*Exercise inputs*.
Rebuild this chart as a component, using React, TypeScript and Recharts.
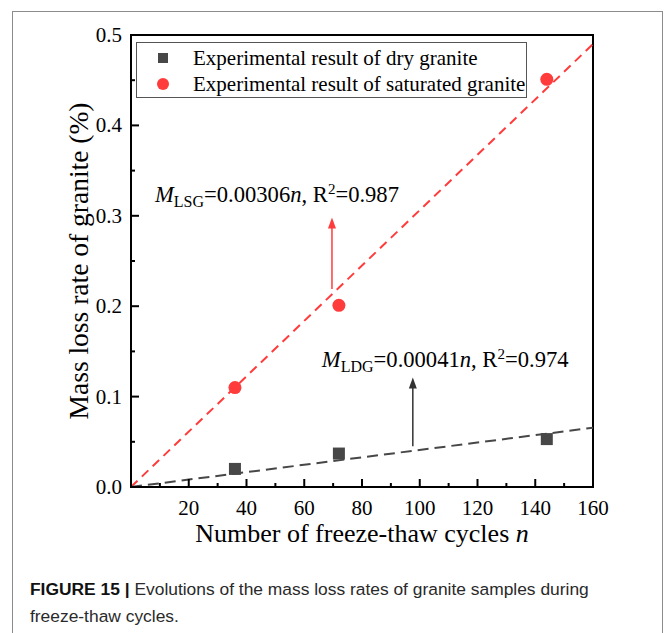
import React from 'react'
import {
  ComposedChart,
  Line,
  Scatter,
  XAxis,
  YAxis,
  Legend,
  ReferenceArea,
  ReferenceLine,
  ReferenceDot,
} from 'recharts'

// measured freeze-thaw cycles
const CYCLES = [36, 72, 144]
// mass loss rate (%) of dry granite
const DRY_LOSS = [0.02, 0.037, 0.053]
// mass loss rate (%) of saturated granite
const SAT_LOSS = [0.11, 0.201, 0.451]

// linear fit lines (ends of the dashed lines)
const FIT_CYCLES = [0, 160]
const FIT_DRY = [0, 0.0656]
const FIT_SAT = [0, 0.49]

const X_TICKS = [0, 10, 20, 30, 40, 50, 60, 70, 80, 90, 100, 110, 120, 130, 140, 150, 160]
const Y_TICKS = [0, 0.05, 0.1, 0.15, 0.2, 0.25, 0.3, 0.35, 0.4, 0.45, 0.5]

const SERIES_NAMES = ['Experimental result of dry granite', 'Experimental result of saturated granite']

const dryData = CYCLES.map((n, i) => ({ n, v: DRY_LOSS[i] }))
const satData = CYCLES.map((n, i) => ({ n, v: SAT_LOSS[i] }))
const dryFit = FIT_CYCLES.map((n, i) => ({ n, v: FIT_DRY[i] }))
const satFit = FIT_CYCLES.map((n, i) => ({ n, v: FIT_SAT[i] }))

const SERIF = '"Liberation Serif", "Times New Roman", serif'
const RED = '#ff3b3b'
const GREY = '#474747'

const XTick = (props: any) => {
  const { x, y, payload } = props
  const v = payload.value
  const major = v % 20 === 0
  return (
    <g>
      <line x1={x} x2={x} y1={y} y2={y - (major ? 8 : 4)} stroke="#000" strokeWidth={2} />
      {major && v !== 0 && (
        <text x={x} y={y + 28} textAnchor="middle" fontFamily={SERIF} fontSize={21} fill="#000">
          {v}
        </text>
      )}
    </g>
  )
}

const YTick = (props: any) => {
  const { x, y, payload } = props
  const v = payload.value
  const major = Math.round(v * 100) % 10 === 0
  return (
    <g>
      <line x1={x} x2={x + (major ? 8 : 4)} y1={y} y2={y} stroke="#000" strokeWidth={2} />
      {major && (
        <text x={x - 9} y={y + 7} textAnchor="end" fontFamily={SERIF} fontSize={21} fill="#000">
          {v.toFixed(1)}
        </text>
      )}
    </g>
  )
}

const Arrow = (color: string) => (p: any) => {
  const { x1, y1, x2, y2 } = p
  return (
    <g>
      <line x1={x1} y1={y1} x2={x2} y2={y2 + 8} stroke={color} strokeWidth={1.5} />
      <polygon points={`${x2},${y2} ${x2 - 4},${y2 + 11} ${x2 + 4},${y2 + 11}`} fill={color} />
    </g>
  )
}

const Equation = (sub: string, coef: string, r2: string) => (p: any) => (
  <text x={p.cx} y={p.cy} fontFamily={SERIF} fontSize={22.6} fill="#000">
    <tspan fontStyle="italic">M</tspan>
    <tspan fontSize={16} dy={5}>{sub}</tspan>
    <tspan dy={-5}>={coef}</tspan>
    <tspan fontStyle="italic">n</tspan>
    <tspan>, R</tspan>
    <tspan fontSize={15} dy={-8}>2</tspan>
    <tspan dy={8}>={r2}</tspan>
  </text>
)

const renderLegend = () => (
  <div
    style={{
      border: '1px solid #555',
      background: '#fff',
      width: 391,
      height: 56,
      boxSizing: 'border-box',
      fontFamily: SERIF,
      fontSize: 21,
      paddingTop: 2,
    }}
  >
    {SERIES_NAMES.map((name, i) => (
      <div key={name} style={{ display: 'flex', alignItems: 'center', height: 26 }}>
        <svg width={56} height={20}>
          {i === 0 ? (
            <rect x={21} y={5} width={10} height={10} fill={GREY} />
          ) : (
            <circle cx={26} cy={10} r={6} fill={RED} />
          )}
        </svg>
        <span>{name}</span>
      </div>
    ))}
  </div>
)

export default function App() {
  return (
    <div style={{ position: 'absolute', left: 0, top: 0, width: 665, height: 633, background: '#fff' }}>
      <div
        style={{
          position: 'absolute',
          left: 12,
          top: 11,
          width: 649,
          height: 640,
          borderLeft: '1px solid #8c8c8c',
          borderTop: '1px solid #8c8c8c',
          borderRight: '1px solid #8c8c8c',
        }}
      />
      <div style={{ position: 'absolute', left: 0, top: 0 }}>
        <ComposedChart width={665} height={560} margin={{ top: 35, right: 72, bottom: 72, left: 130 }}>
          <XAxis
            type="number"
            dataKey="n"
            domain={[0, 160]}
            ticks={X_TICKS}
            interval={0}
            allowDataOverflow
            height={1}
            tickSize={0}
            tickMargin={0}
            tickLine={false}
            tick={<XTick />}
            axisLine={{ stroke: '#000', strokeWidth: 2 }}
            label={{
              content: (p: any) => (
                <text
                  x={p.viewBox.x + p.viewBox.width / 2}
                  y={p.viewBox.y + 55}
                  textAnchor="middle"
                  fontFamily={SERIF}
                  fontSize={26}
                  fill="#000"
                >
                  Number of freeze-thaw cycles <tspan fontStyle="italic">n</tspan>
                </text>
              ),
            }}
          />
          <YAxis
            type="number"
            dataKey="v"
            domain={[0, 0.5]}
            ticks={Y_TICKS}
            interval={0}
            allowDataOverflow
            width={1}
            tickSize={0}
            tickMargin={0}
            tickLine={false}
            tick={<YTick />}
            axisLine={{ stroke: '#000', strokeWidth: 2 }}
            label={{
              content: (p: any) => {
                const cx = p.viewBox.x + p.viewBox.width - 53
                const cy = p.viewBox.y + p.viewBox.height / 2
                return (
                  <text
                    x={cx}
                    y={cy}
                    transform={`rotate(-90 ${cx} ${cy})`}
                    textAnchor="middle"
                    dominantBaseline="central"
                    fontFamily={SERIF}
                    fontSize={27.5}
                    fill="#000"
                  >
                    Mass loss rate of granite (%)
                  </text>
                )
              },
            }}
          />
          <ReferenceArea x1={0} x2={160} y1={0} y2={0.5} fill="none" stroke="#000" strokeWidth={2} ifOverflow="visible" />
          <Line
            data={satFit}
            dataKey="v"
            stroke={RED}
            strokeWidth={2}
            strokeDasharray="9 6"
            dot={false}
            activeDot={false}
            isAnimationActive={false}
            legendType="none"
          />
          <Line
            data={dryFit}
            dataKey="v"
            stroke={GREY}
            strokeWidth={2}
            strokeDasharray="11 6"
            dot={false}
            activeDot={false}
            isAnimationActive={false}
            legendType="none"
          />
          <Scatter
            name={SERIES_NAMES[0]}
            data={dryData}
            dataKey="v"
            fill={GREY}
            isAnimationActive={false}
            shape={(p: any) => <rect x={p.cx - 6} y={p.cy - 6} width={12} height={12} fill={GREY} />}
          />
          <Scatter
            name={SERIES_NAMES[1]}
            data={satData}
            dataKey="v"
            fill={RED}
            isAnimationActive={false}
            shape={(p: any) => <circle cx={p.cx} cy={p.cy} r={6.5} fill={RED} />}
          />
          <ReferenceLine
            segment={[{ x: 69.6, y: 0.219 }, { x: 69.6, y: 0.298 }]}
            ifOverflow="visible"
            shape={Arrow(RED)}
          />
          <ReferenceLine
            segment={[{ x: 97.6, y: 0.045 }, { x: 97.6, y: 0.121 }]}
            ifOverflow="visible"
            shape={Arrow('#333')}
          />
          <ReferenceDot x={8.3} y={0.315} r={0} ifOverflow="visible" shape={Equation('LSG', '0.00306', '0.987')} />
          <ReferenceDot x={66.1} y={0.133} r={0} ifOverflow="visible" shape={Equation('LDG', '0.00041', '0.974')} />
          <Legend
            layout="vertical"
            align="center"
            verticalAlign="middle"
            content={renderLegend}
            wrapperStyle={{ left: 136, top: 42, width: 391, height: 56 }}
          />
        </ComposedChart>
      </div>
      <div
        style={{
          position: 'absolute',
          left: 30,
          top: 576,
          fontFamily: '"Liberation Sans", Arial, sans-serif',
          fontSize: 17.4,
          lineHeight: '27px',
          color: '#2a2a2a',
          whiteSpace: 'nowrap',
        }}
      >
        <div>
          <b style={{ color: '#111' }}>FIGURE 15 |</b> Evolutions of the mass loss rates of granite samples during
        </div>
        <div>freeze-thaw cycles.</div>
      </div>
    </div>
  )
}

...

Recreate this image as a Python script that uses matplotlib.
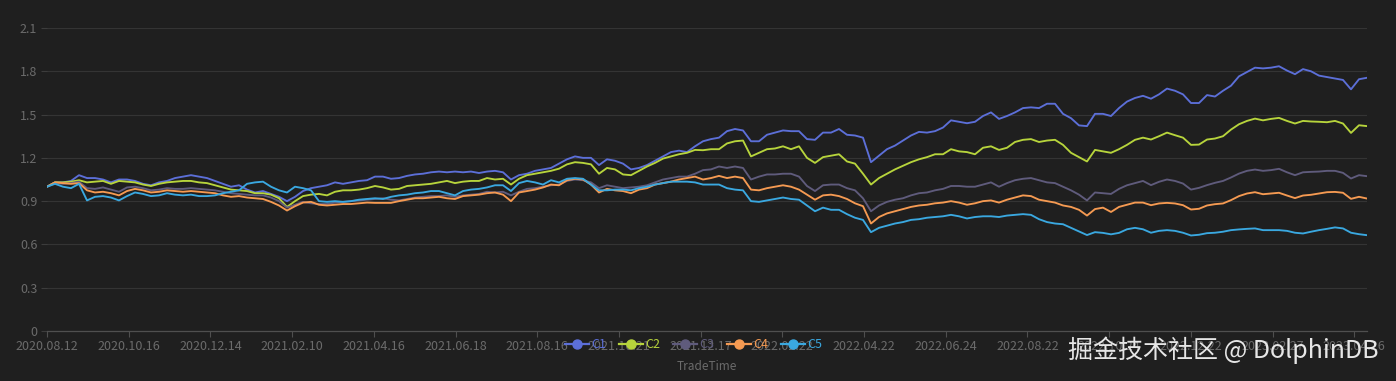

*Task details*.
For the listing above, identify each line bearing "this".

*Exercise solution*.
Rebuild this chart as a component, using React, TypeScript and Recharts.
Recreate this image as a Python script that uses matplotlib.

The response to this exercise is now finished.